My favorite step-son gave me a copy of The Alchemist, by Paulo Coelho, for Christmas. I read it. I don’t think I get it. Or maybe I get it, but what it has to say is so trite and empirically false that I think there must be something deeper that I am missing. I don’t plan to read it again to find out.

I agree with the part of the Wikipedia entry for the book that says that its central philosophy “when you really want something to happen, the whole universe will conspire so that your wish comes true.” That is so obviously not true that I kept hoping to find something else in there, but I didn’t.

Apparently, this book has sold 150 million copies.

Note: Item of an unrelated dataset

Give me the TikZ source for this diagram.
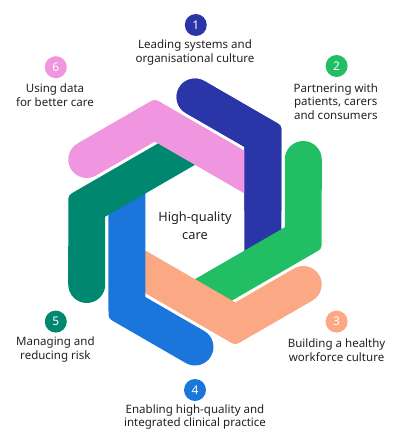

While everything isn’t tied up at the end in the sense of being unresolved, since the plot lines are still in motion at the end, I think things are pretty much tied up in terms of unanswered questions (unless of course there’s something huge I missed which is a distinct possibility). It’s just that they’re suddenly answered in a hamhanded expository way rather than being gradually revealed.

I still support the decision to bail when these two (unresolved plot and exposition) combine with the apparently deliberately sabotaged prose – every time it seems the prose is turning beautiful he ruins the rhythm with slang or an unnecessary word. All of the above is sort of sad because of the potential that was missed (not to mention missed by having at least twice as many sudden jump cuts to a different scene than I was comfortable following.)

I tried to read Slaughterhouse Five. I got maybe a hundred pages in. While I understood what was literally going on, I couldn’t for the life of me understand why people rave about that book. It was boring.

The Last Policeman.

It’s not that I didn’t understand the story, it’s just that it was written in a strange way. The author seemed to care more about the premise than the actual story. The conclusion of the murder mystery was treated like an afterthought, like, “Oh, by the way, in case you were wondering, this is what happened…” Granted, the premise is the most intriguing part of the story (it is literally “The End of The World,” after all), but the ho-hum conclusion to the main plot was off-putting to me. I know there are two other books in the series and the first is basically just a setup for the other two, but still.